A flauta Eagle é uma das invenções mais recentes. Foi lançada em 2012 na versão contralto, e agora em 2015, foi lançada a versão soprano. Assim como todas as flautas da Adriana, ela oferece versões diferentes para flautistas “solares” e “lunares”.
A flauta elétrica
O luthier francês Philippe Bolton desenvolveu uma flauta com um captador interno próximo à janela para que a flauta possa ser plugada em um equipamento amplificador, e amplificada como se fosse uma guitarra ou baixo. Segundo Philippe, este sistema pode ser adaptado a qualquer flauta, e pode ser usado para adicionar efeitos eletroacústicos como pedais, distorções e outros, assim como apenas amplificar o som puro do instrumento, com mínima interferência externa.
Com base nesta idéia, a Mollenhauer lançou em 2013 a Elody Recorder, que além de possuir praticamente as mesmas qualidades da Modern Recorder (Tarasov), possui um captador interno selado, para evitar que a umidade do instrumento danifique os contatos elétricos após alguns anos de uso. Um instrumento perfeito para quem toca em bandas de rock e música popular.
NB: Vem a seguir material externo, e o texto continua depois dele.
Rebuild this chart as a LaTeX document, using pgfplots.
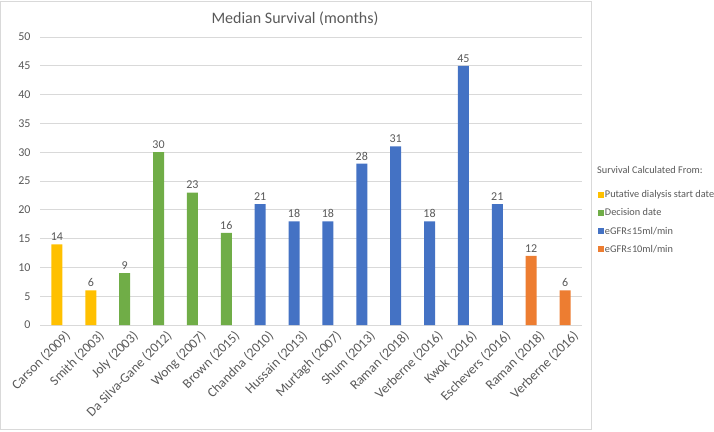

A flauta doce é um instrumento vivo
Com tantas pesquisas sendo desenvolvidas, e tantos construtores fazendo novos instrumentos da família da flauta doce, vemos que temos um instrumento vivo nas mãos, evoluindo com as novas tecnologias, e que demanda dos seus músicos muito estudo e informação para se manter atualizado com tantas novidades, e também para estar apto a tocar toda essa infinidade de diferentes instrumentos de sua família.
É importante deixar claro que ainda existem muitos outros instrumentos não citados neste artigo, como por exemplo as flautas medievais, de transição (renascença/barroco), as diversas afinações dos instrumentos históricos, os instrumentos modernos que ainda estão em fase de protótipo, e muitos outros. Não tenho a pretensão de criar um guia de todas as flautas, mas sim, de esclarecer sobre a imensa quantidade de instrumentos da família da flauta doce.